_TASK OBJECTIVE_. Leaving the pictures aside, transcribe every line below exactly.

_SUPPLIED DATA_.
● ● ● ● ● ● ●

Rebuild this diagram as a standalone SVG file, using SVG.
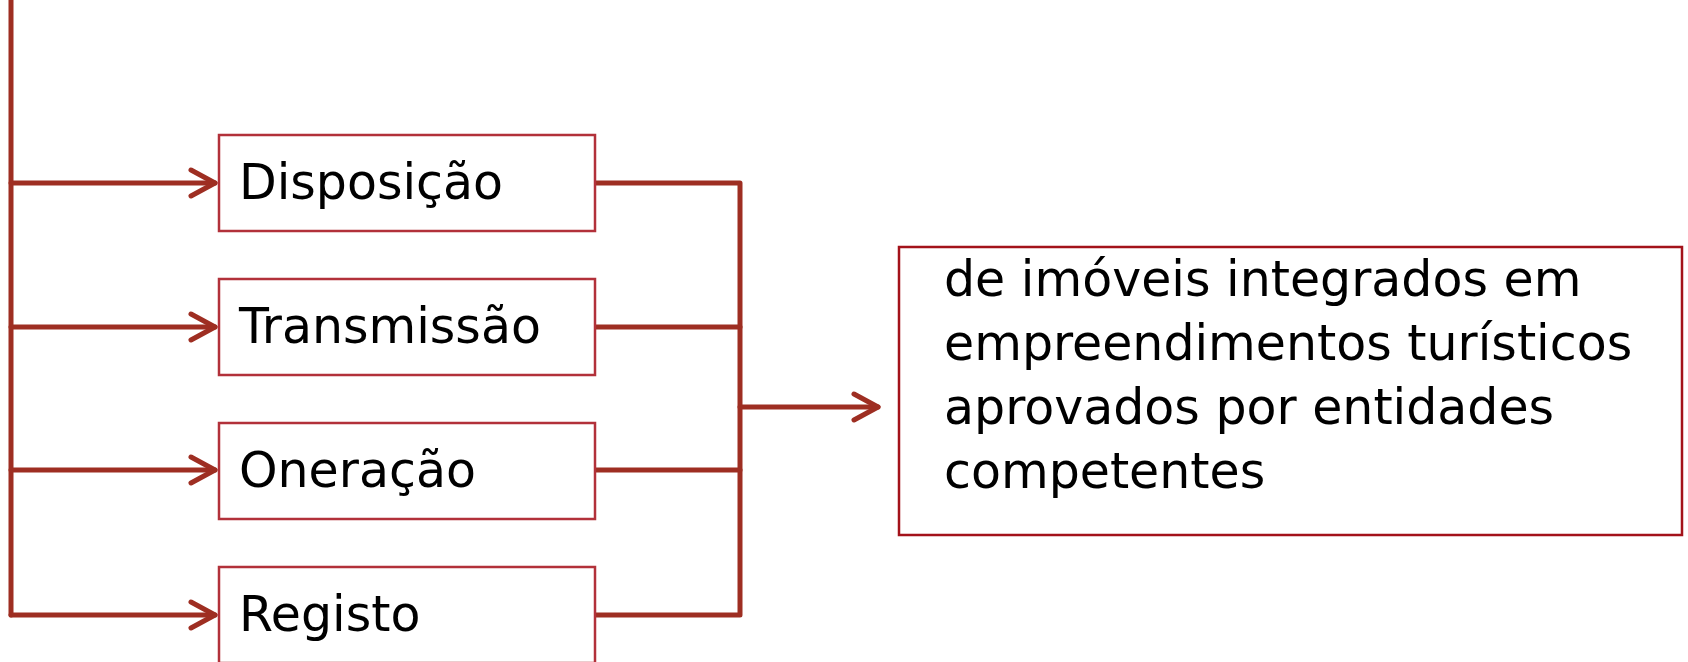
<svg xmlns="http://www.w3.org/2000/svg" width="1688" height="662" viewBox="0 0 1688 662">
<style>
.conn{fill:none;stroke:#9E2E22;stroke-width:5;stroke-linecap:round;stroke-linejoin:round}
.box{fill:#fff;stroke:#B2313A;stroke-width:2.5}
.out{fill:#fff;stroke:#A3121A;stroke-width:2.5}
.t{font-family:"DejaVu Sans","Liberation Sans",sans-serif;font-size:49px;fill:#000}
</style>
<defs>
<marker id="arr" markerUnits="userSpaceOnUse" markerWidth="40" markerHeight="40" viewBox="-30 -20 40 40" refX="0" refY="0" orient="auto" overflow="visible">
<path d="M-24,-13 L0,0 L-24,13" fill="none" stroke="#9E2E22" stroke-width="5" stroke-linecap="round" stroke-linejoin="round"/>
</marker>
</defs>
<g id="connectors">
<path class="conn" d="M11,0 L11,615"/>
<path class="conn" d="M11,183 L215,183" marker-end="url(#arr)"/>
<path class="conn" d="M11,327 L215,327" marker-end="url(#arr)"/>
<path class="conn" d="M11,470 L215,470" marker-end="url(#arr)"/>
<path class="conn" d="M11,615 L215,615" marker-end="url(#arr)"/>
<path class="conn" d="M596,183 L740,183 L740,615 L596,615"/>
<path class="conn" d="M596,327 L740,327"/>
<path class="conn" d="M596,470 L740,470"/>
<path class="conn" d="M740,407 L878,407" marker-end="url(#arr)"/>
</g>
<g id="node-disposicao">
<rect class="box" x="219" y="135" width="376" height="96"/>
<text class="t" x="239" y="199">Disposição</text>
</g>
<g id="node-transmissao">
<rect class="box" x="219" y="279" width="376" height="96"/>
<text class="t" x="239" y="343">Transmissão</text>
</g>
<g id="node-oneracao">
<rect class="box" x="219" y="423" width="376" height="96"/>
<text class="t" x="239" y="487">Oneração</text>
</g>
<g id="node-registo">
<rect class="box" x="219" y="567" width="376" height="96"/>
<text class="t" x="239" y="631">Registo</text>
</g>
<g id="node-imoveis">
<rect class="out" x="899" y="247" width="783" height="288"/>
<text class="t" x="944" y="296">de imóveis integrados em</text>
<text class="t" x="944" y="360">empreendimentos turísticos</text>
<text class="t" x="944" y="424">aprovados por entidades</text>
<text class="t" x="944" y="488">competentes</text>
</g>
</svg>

● ● ● ● ● ● ●

_TASK ANSWER_.
Rebuild this diagram as a standalone SVG file, using SVG.
<svg xmlns="http://www.w3.org/2000/svg" width="1688" height="662" viewBox="0 0 1688 662">
<style>
.conn{fill:none;stroke:#9E2E22;stroke-width:5;stroke-linecap:round;stroke-linejoin:round}
.box{fill:#fff;stroke:#B2313A;stroke-width:2.5}
.out{fill:#fff;stroke:#A3121A;stroke-width:2.5}
.t{font-family:"DejaVu Sans","Liberation Sans",sans-serif;font-size:49px;fill:#000}
</style>
<defs>
<marker id="arr" markerUnits="userSpaceOnUse" markerWidth="40" markerHeight="40" viewBox="-30 -20 40 40" refX="0" refY="0" orient="auto" overflow="visible">
<path d="M-24,-13 L0,0 L-24,13" fill="none" stroke="#9E2E22" stroke-width="5" stroke-linecap="round" stroke-linejoin="round"/>
</marker>
</defs>
<g id="connectors">
<path class="conn" d="M11,0 L11,615"/>
<path class="conn" d="M11,183 L215,183" marker-end="url(#arr)"/>
<path class="conn" d="M11,327 L215,327" marker-end="url(#arr)"/>
<path class="conn" d="M11,470 L215,470" marker-end="url(#arr)"/>
<path class="conn" d="M11,615 L215,615" marker-end="url(#arr)"/>
<path class="conn" d="M596,183 L740,183 L740,615 L596,615"/>
<path class="conn" d="M596,327 L740,327"/>
<path class="conn" d="M596,470 L740,470"/>
<path class="conn" d="M740,407 L878,407" marker-end="url(#arr)"/>
</g>
<g id="node-disposicao">
<rect class="box" x="219" y="135" width="376" height="96"/>
<text class="t" x="239" y="199">Disposição</text>
</g>
<g id="node-transmissao">
<rect class="box" x="219" y="279" width="376" height="96"/>
<text class="t" x="239" y="343">Transmissão</text>
</g>
<g id="node-oneracao">
<rect class="box" x="219" y="423" width="376" height="96"/>
<text class="t" x="239" y="487">Oneração</text>
</g>
<g id="node-registo">
<rect class="box" x="219" y="567" width="376" height="96"/>
<text class="t" x="239" y="631">Registo</text>
</g>
<g id="node-imoveis">
<rect class="out" x="899" y="247" width="783" height="288"/>
<text class="t" x="944" y="296">de imóveis integrados em</text>
<text class="t" x="944" y="360">empreendimentos turísticos</text>
<text class="t" x="944" y="424">aprovados por entidades</text>
<text class="t" x="944" y="488">competentes</text>
</g>
</svg>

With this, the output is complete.